February 16, 2011

映画「ナンネル・モーツァルト 哀しみの旅路」

ナンネル・モーツァルト 哀しみの旅路今年は音楽映画が相次ぐのだが、春公開の「ナンネル・モーツァルト 哀しみの旅路」試写を拝見。ルネ・フェレ監督・脚本、フランス映画、120分。モーツァルトのお姉さんナンネルを主役としているのがおもしろい。弟ヴォルフガングは神童なんだけど思い切り脇役で、ホントにただの弟(笑)。ナンネルは不遇な人生を送ったと考えられていると思うが、彼女が若くて輝いていた少女時代を描く。
●ナンネルはやはりヴォルフガングの陰に隠れた存在。でも超大胆なフィクションに基づくロマンス要素が盛り込んであって、若い女性が主人公だと物語が広がるんすよね。
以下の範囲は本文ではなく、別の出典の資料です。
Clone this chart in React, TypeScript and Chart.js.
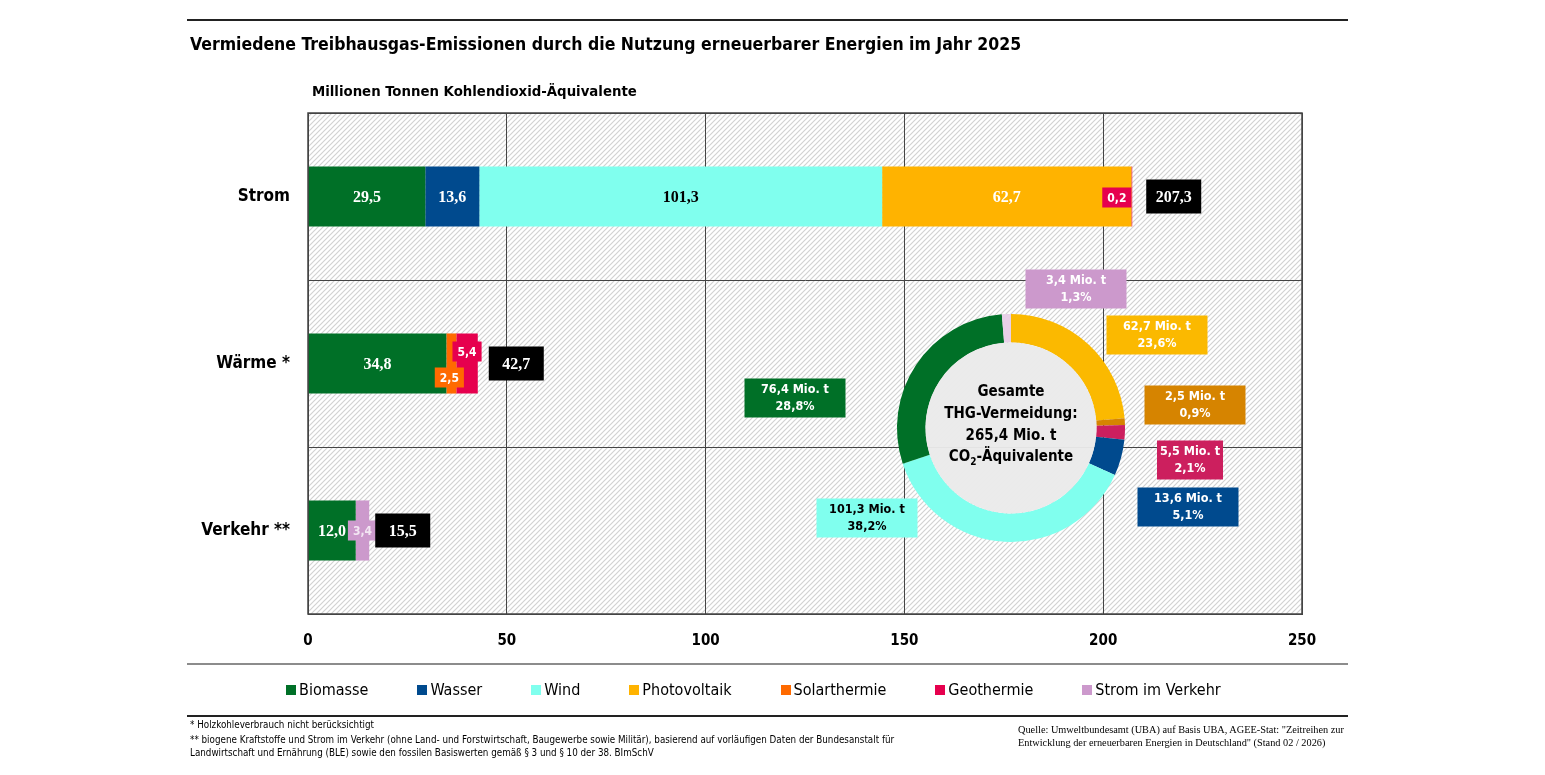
import { useEffect, useRef } from 'react'
import { Chart, registerables } from 'chart.js'

Chart.register(...registerables)

const FONT = "'Liberation Sans Narrow', 'DejaVu Sans Condensed', 'Noto Sans', sans-serif"
const SERIF = "'Liberation Serif', 'DejaVu Serif', serif"

// bar chart data (Mio. t CO2-Äquivalente)
const categories = ['Strom', 'Wärme *', 'Verkehr **']
const seriesNames = ['Biomasse', 'Wasser', 'Wind', 'Photovoltaik', 'Solarthermie', 'Geothermie', 'Strom im Verkehr']
const biomasse = [29.5, 34.8, 12.0]
const wasser = [13.6, null, null]
const wind = [101.3, null, null]
const photovoltaik = [62.7, null, null]
const solarthermie = [null, 2.5, null]
const geothermie = [0.2, 5.4, null]
const stromImVerkehr = [null, null, 3.4]
const totals = [207.3, 42.7, 15.5]
const xTicks = [0, 50, 100, 150, 200, 250]

// donut data
const donutNames = ['Photovoltaik', 'Solarthermie', 'Geothermie', 'Wasser', 'Wind', 'Biomasse', 'Strom im Verkehr']
const donutValues = [62.7, 2.5, 5.5, 13.6, 101.3, 76.4, 3.4]

const barColors = ['#007027', '#004a8e', '#80ffee', '#ffb300', '#ff6a00', '#e6004e', '#cc99cc']
const barTextColors = ['#fff', '#fff', '#000', '#fff', '#fff', '#fff', '#f3e6f3']
const donutColors = ['#fbb900', '#d68400', '#cc1f5e', '#004a8e', '#80ffee', '#007027', '#e8d0e8']
const donutBoxColors = ['#fbb900', '#d68400', '#cc1f5e', '#004a8e', '#80ffee', '#007027', '#cc99cc']
const donutTextColors = ['#fff', '#fff', '#fff', '#fff', '#000', '#fff', '#fff']

// where small segment values get their badge (offset from segment centre)
const badgeOffsets: Record<string, [number, number]> = {
  '5-0': [-15, 1],
  '4-1': [-2, 14],
  '5-1': [0, -12],
  '6-2': [0, 0],
}
// gap between bar end and total box, per category
const totalGaps = [14, 11, 6]
// donut label boxes: centre offset from donut centre, box width
const donutBoxes: [number, number, number][] = [
  [146, -93, 101],
  [184, -23, 101],
  [179, 32, 66],
  [177, 79, 101],
  [-144, 90, 101],
  [-216, -30, 101],
  [65, -139, 101],
]

const fmt = (v: number) => v.toFixed(1).replace('.', ',')

function makeHatch() {
  const c = document.createElement('canvas')
  c.width = 5
  c.height = 5
  const g = c.getContext('2d')!
  g.fillStyle = '#fff'
  g.fillRect(0, 0, 5, 5)
  g.strokeStyle = '#d2d2d2'
  g.lineWidth = 1.2
  g.beginPath()
  g.moveTo(-1, 6)
  g.lineTo(6, -1)
  g.moveTo(-1, 1)
  g.lineTo(1, -1)
  g.moveTo(4, 6)
  g.lineTo(6, 4)
  g.stroke()
  return g.createPattern(c, 'repeat')!
}

function BarChart() {
  const canvasRef = useRef<HTMLCanvasElement>(null)
  useEffect(() => {
    if (!canvasRef.current) return
    const hatch = makeHatch()
    const series = [biomasse, wasser, wind, photovoltaik, solarthermie, geothermie, stromImVerkehr]

    const decor = {
      id: 'decor',
      beforeDraw(chart: any) {
        const { ctx, chartArea: a } = chart
        ctx.save()
        ctx.fillStyle = hatch
        ctx.fillRect(a.left, a.top, a.right - a.left, a.bottom - a.top)
        ctx.restore()
      },
      afterDatasetsDraw(chart: any) {
        const { ctx } = chart
        ctx.save()
        ctx.textAlign = 'center'
        ctx.textBaseline = 'middle'
        chart.data.datasets.forEach((ds: any, di: number) => {
          const meta = chart.getDatasetMeta(di)
          meta.data.forEach((el: any, i: number) => {
            const v = ds.data[i]
            if (v == null) return
            const { x, y, base } = el.getProps(['x', 'y', 'base'], true)
            const cx = (x + base) / 2
            const txt = fmt(v)
            if (x - base > 40) {
              ctx.font = `bold 16px ${SERIF}`
              ctx.fillStyle = barTextColors[di]
              ctx.fillText(txt, cx, y + 1)
            } else {
              const off = badgeOffsets[`${di}-${i}`] || [0, 0]
              ctx.font = `bold 12px ${FONT}`
              const w = ctx.measureText(txt).width + 10
              const bx = cx + off[0]
              const by = y + off[1]
              ctx.fillStyle = barColors[di]
              ctx.fillRect(bx - w / 2, by - 10, w, 20)
              ctx.fillStyle = barTextColors[di]
              ctx.fillText(txt, bx, by + 1)
            }
          })
        })
        // totals
        const xs = chart.scales.x
        const yMeta = chart.getDatasetMeta(0)
        totals.forEach((t, i) => {
          const end = series.reduce((s, arr) => s + (arr[i] || 0), 0)
          const left = xs.getPixelForValue(end) + totalGaps[i]
          const y = yMeta.data[i].y
          ctx.fillStyle = '#000'
          ctx.fillRect(left, y - 17, 55, 34)
          ctx.fillStyle = '#fff'
          ctx.font = `bold 16px ${SERIF}`
          ctx.fillText(fmt(t), left + 27.5, y + 1)
        })
        ctx.restore()
      },
      afterDraw(chart: any) {
        const { ctx, chartArea: a } = chart
        ctx.save()
        ctx.strokeStyle = '#444'
        ctx.lineWidth = 1.5
        ctx.strokeRect(a.left, a.top, a.right - a.left, a.bottom - a.top)
        ctx.restore()
      },
    }

    const chart = new Chart(canvasRef.current, {
      type: 'bar',
      data: {
        labels: categories,
        datasets: series.map((d, i) => ({
          label: seriesNames[i],
          data: d,
          backgroundColor: barColors[i],
          borderWidth: 0,
          barPercentage: 0.36,
          categoryPercentage: 1,
        })),
      },
      options: {
        indexAxis: 'y',
        responsive: false,
        animation: false,
        layout: { padding: { left: 0, top: 113, right: 243, bottom: 121 } },
        plugins: { legend: { display: false }, tooltip: { enabled: false } },
        scales: {
          x: {
            stacked: true,
            min: 0,
            max: 250,
            afterBuildTicks: (s: any) => { s.ticks = xTicks.map((value) => ({ value })) },
            afterFit: (s: any) => { s.height = 40 },
            grid: { color: '#444', lineWidth: 1, drawTicks: false },
            border: { display: true, color: '#444' },
            ticks: { color: '#000', padding: 18, font: { family: FONT, size: 15, weight: 'bold' } },
          },
          y: {
            stacked: true,
            afterFit: (s: any) => { s.width = 308 },
            grid: { color: '#444', lineWidth: 1, drawTicks: false },
            border: { display: true, color: '#444' },
            ticks: { color: '#000', padding: 18, font: { family: FONT, size: 17, weight: 'bold' } },
          },
        },
      },
      plugins: [decor],
    } as any)
    return () => { chart.destroy() }
  }, [])

  return <canvas ref={canvasRef} width={1545} height={775} style={{ position: 'absolute', left: 0, top: 0 }} />
}

function DonutChart() {
  const canvasRef = useRef<HTMLCanvasElement>(null)
  useEffect(() => {
    if (!canvasRef.current) return
    const total = donutValues.reduce((s, v) => s + v, 0)

    const decor = {
      id: 'donutDecor',
      afterDatasetsDraw(chart: any) {
        const { ctx } = chart
        const arc = chart.getDatasetMeta(0).data[0]
        const { x, y, innerRadius } = arc.getProps(['x', 'y', 'innerRadius'], true)
        ctx.save()
        ctx.fillStyle = 'rgba(234,234,234,0.96)'
        ctx.beginPath()
        ctx.arc(x, y, innerRadius, 0, Math.PI * 2)
        ctx.fill()

        ctx.fillStyle = '#000'
        ctx.textAlign = 'center'
        ctx.textBaseline = 'middle'
        const big = `bold 15px ${FONT}`
        const small = `bold 10px ${FONT}`
        ctx.font = big
        ctx.fillText('Gesamte', x, y - 36)
        ctx.fillText('THG-Vermeidung:', x, y - 14)
        ctx.fillText(`${fmt(total)} Mio. t`, x, y + 8)
        // CO2-Äquivalente with subscript
        const a = 'CO'
        const b = '-Äquivalente'
        const wa = ctx.measureText(a).width
        const wb = ctx.measureText(b).width
        ctx.font = small
        const ws = ctx.measureText('2').width
        let left = x - (wa + ws + wb) / 2
        ctx.textAlign = 'left'
        ctx.font = big
        ctx.fillText(a, left, y + 29)
        left += wa
        ctx.font = small
        ctx.fillText('2', left, y + 34)
        left += ws
        ctx.font = big
        ctx.fillText(b, left, y + 29)

        // label boxes
        ctx.textAlign = 'center'
        ctx.font = `bold 12.5px ${FONT}`
        donutValues.forEach((v, i) => {
          const [dx, dy, w] = donutBoxes[i]
          const bx = x + dx
          const by = y + dy
          ctx.fillStyle = donutBoxColors[i]
          ctx.fillRect(bx - w / 2, by - 19.5, w, 39)
          ctx.fillStyle = donutTextColors[i]
          ctx.fillText(`${fmt(v)} Mio. t`, bx, by - 8)
          ctx.fillText(`${fmt((v / total) * 100)}%`, bx, by + 9)
        })
        ctx.restore()
      },
    }

    const chart = new Chart(canvasRef.current, {
      type: 'doughnut',
      data: {
        labels: donutNames,
        datasets: [{ data: donutValues, backgroundColor: donutColors, borderWidth: 0 }],
      },
      options: {
        responsive: false,
        animation: false,
        cutout: '75%',
        layout: { padding: { left: 167, right: 135, top: 59, bottom: 13 } },
        plugins: { legend: { display: false }, tooltip: { enabled: false } },
      },
      plugins: [decor],
    } as any)
    return () => { chart.destroy() }
  }, [])

  return <canvas ref={canvasRef} width={530} height={300} style={{ position: 'absolute', left: 730, top: 255 }} />
}

const rule = (top: number, color: string) => (
  <div style={{ position: 'absolute', left: 187, top, width: 1161, height: 2, background: color }} />
)

export default function App() {
  return (
    <div style={{ position: 'absolute', left: 0, top: 0, width: 1545, height: 775, background: '#fff', fontFamily: FONT, color: '#000', overflow: 'hidden' }}>
      <BarChart />
      <DonutChart />
      {rule(19, '#222')}
      <div style={{ position: 'absolute', left: 190, top: 34, fontSize: 17.5, fontWeight: 'bold', whiteSpace: 'nowrap' }}>
        Vermiedene Treibhausgas-Emissionen durch die Nutzung erneuerbarer Energien im Jahr 2025
      </div>
      <div style={{ position: 'absolute', left: 312, top: 82, fontSize: 14.8, fontWeight: 'bold', whiteSpace: 'nowrap' }}>
        Millionen Tonnen Kohlendioxid-Äquivalente
      </div>
      {rule(663, '#8c8c8c')}
      <div style={{ position: 'absolute', left: 286, top: 680, display: 'flex', gap: 49, fontSize: 16, whiteSpace: 'nowrap' }}>
        {seriesNames.map((n, i) => (
          <div key={n} style={{ display: 'flex', alignItems: 'center' }}>
            <span style={{ width: 10, height: 10, background: barColors[i], marginRight: 3, display: 'inline-block' }} />
            {n}
          </div>
        ))}
      </div>
      {rule(715, '#222')}
      <div style={{ position: 'absolute', left: 190, top: 717, fontSize: 9.75, lineHeight: '15px', whiteSpace: 'nowrap' }}>
        <div>* Holzkohleverbrauch nicht berücksichtigt</div>
        <div>** biogene Kraftstoffe und Strom im Verkehr (ohne Land- und Forstwirtschaft, Baugewerbe sowie Militär), basierend auf vorläufigen Daten der Bundesanstalt für</div>
        <div style={{ marginTop: -2 }}>Landwirtschaft und Ernährung (BLE) sowie den fossilen Basiswerten gemäß § 3 und § 10 der 38. BImSchV</div>
      </div>
      <div style={{ position: 'absolute', left: 1018, top: 723, fontSize: 10.3, lineHeight: '13px', fontFamily: SERIF, whiteSpace: 'nowrap' }}>
        <div>Quelle: Umweltbundesamt (UBA) auf Basis UBA, AGEE-Stat: "Zeitreihen zur</div>
        <div>Entwicklung der erneuerbaren Energien in Deutschland" (Stand 02 / 2026)</div>
      </div>
    </div>
  )
}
この創作は成功してるんじゃないかな。映画はこれくらいのフィクションを盛り込まないと。音楽映画は史実にとらわれすぎの傾向があると思ってたので、その意味で吉。
●あと、いいなと思ったのは冒頭シーンから描かれている「旅の不快さ」。モーツァルト一家が旅から旅の暮らしをしていた話は有名だけど、これって音楽一家の「営業」なわけで、当時の平民の長旅なんて不快なものに決まってると思うんすよね。早い話、レオポルトは息子の神童芸を見た貴族からカネをもらえなきゃ旅も続けられないはずで、なのに貴族は褒美に豪華な煙草入れみたいな装飾品をくれちゃったりして、チ、チ、チ、これじゃあ困るんだよ、旅ではモノよりカネだよ的な状況はままあったんじゃないかと思う。
●この映画は「ナンネルは才能があったのに、女に生まれたため作曲家となることを社会が許さなかった」という話でもある。あれれ……でもそれって「クララ・シューマン 愛の協奏曲」でも「敬愛なるベートーヴェン」でも描かれていた主題じゃないの。なぜ今そのテーマが続くのかは謎。
●「ショパン 愛と哀しみの旋律」や「マーラー 君に捧げるアダージョ」(これはまた後日に)に比べると、これが映画としてもっとも一般性があるのでは。前二者はデートには完全に不向きだが、「ナンネル・モーツァルト 哀しみの旅路」ならOK。ロマンス成分に加えてコスプレ成分もあり。クラヲタ成分は薄めなのでそのつもりでどぞ。